Alongside challenging systems of power such as racism, capitalism, and civilization, we need to learn to challenge male supremacy as well, including when it is found within facets of our activism. 

This is especially important in direct confrontations with power. Says Lierre Keith: “[W]e need to examine calls for violence through a feminist lens critical of norms of masculinity. Many militant groups are an excuse for men to wallow in the cheap thrill of the male ego unleashed from social constraints through bigger and better firepower: real men use guns.”3

To begin to reject this mentality, radical men should practice stepping aside while women assume roles in leadership. Masculinity needs challenging, which men must do themselves. However, men also need to learn to listen more, taking direction from the women around them and learning to be better allies. The world cannot handle any more broken boundaries; men have breached so many already, be they communal, biotic, or personal. We need a real culture of resistance, which includes an appropriate militancy. And, if anyone should be armed, it’s feminists.


1.       Jensen, Robert. Getting Off: Pornography and the End of Masculinity, p. 5.
2.       Keith, Lierre. “Why We Are Feminists: The Feminist Framework of DGR,” Deep Green Resistance movement Frequently Asked Questions page,
3.       Keith, McBay, and Jensen. Deep Green Resistance: Strategy to Save the Planet, p. 75.


  1. Hi!
    If I may ask: how do you feel about traditional indigenous, or even non-indigenous social organizations where men and women collaborate in egalitarian ways?

  2. Misko,

    I of course feel great about that!

    Thank you,

  3. Thank you, Ben. Glad to know you feel this way. I feel the same, too.

    - Misko

  4. This is a truly exceptional essay. Enjoyed it very much and learned a lot. Thank you.
    Dr. Glen Barry

  5. Would it be okay to reproduce this on my blog, with appropriate credit given?

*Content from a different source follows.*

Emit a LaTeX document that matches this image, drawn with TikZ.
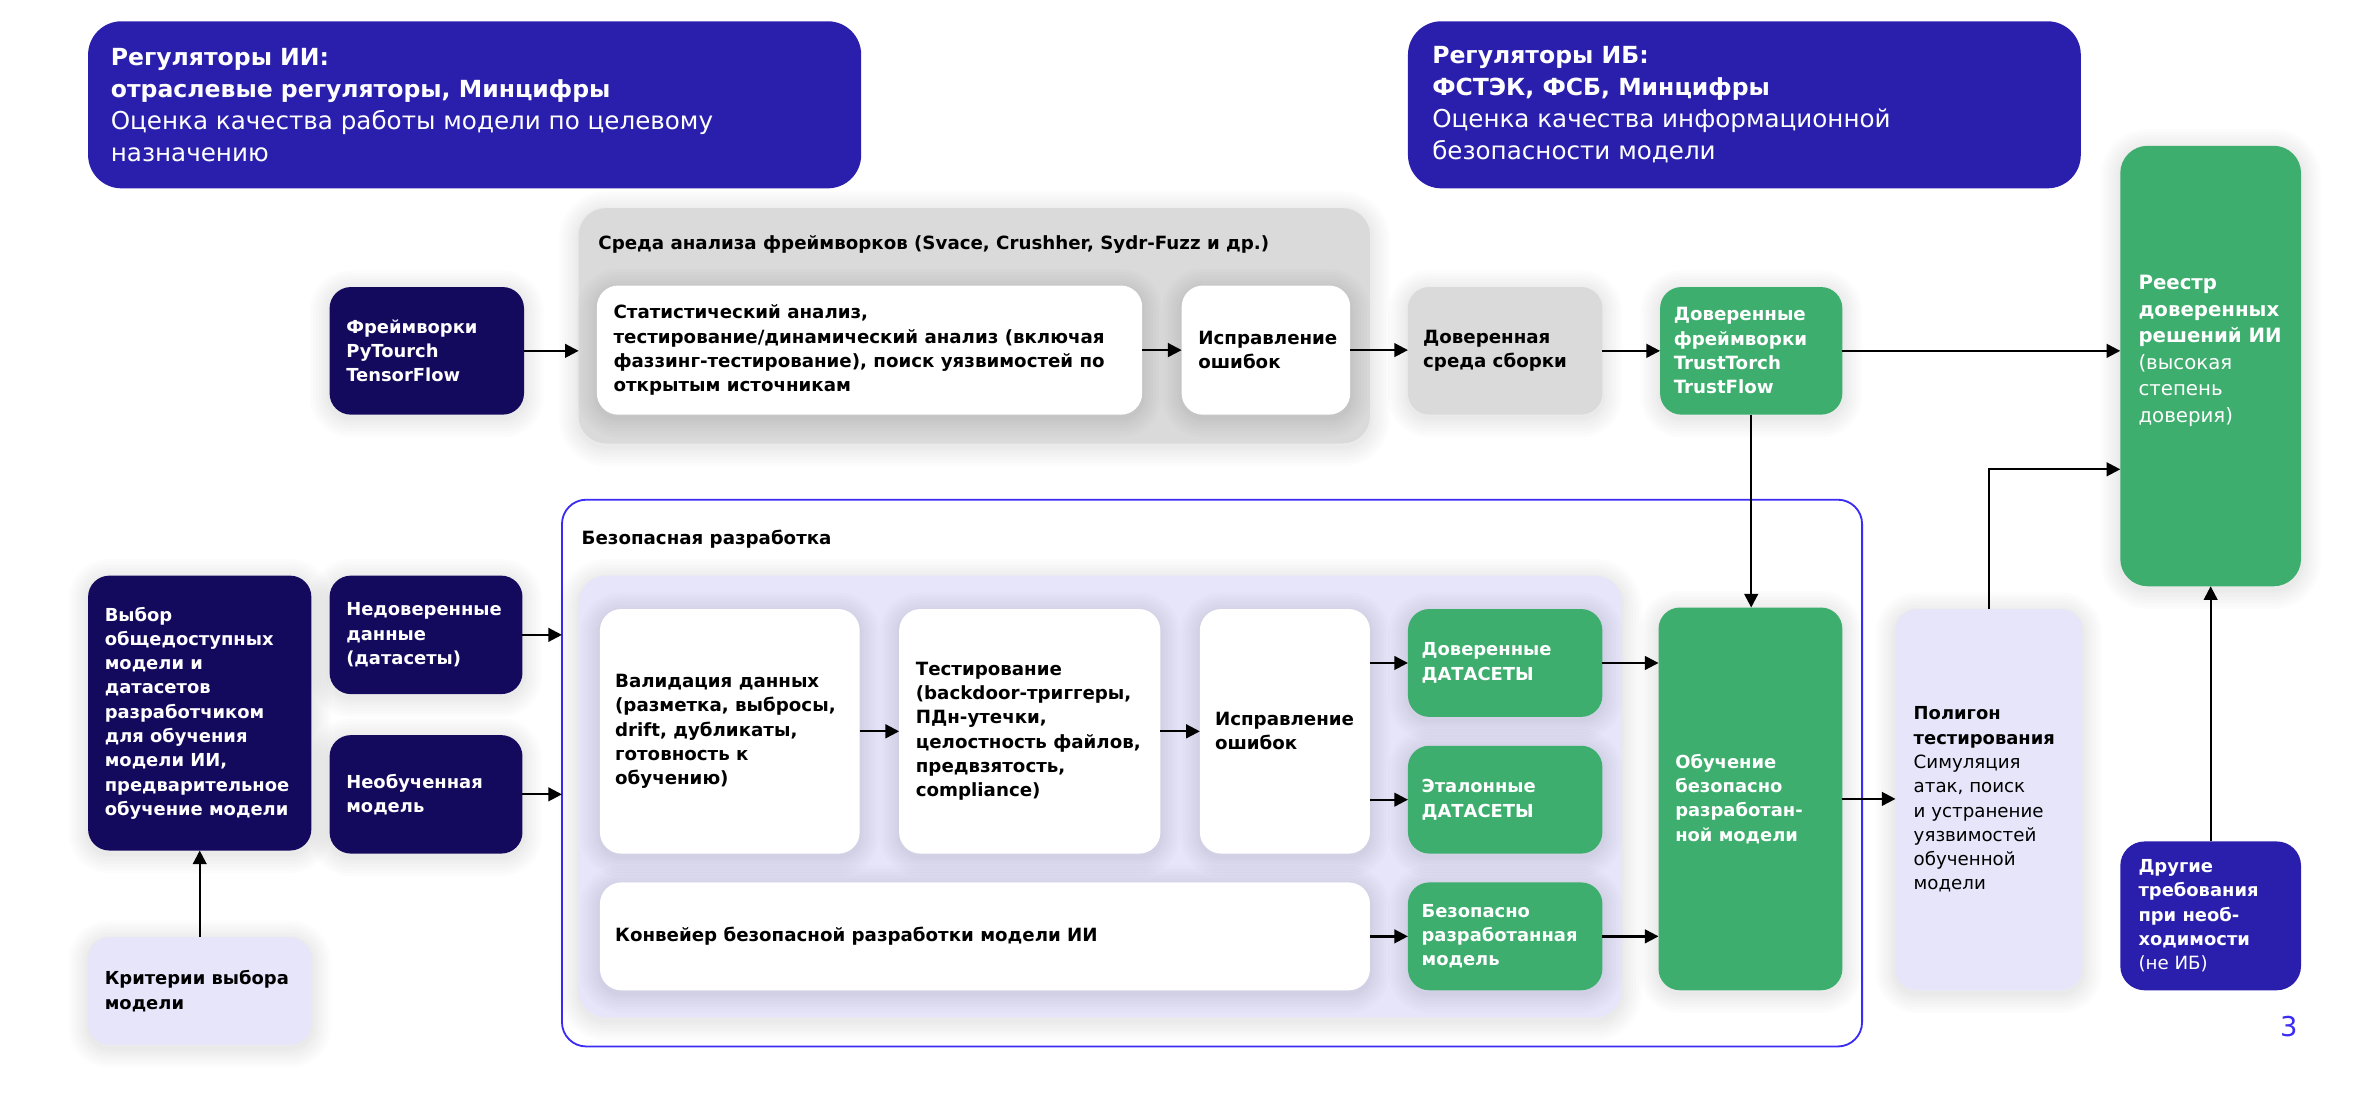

  6. Yes, you can absolutely reproduce this. Thank you for asking.

  7. As a trans woman, I'm not really sure where I fall in your black and white narrative of gender roles. It seems there is no room for me within it; and this seems to be compounded by the fact that you use Lierre Keith as a reference point in your analysis, who has long history of transphobia.

  8. Dear Alicia,

    I'm not talking about gender roles. I'm talking about gender as a socially-created system of control.

    Thank you,

  9. beautifully written, my friend. glad i took the extra five minutes to read!;)

  10. Ben, much here to chew over. Excuse my doing it gradually :-)

    I really appreciated this.

    A thought on your final para - I think there is a tension between "To begin to reject this mentality, radical men should practice stepping aside while women assume roles in leadership"
    "However, men also need to learn to listen more, taking direction from the women around them and learning to be better allies."

    The problem is that in order to be a leader, people need to respect your contribution and be willing to learn from, often emulate, it. My observation is that increasingly in radical circles, men refuse to respect or follow women. They tend not to listen. They go out of their way to acknowledge men for making similar or lesser contributions than women have made. They can sometimes promote token women who they think can be used to police the other women, to stop other women from criticising sexism too much.

    Men can actively push women out. They can actively engage in bonding with other men with the aim of boosting their own group power. Often, this bonding takes the form of putting women down (perhaps subtly, say by deploring the sadness of those women's personal problems, and hoping that they can help provide political inspiration for those women).

    So in this sense, I would not characterise men as being leaders who need to "step aside". For those men who truly are leading (which involves being willing to learn from all others, including women), I would rather they not step aside. They are important.

    But the other men are not, in reality, *leading*, but jostling to improve their own status, in a misogynist manner.

    Thanks :-)

  11. Dear liberationislife,

    Thank you for writing.

    I think you make a great point and I hadn't thought of that. You're right: Men actively make it impossible for women to have voices by refusing to respect them. I agree with what you say about men not being leaders who need to step aside, but (I would say) rather simply stopping their masculine quests for dominance within groups.

    I appreciate your pointing this out to me.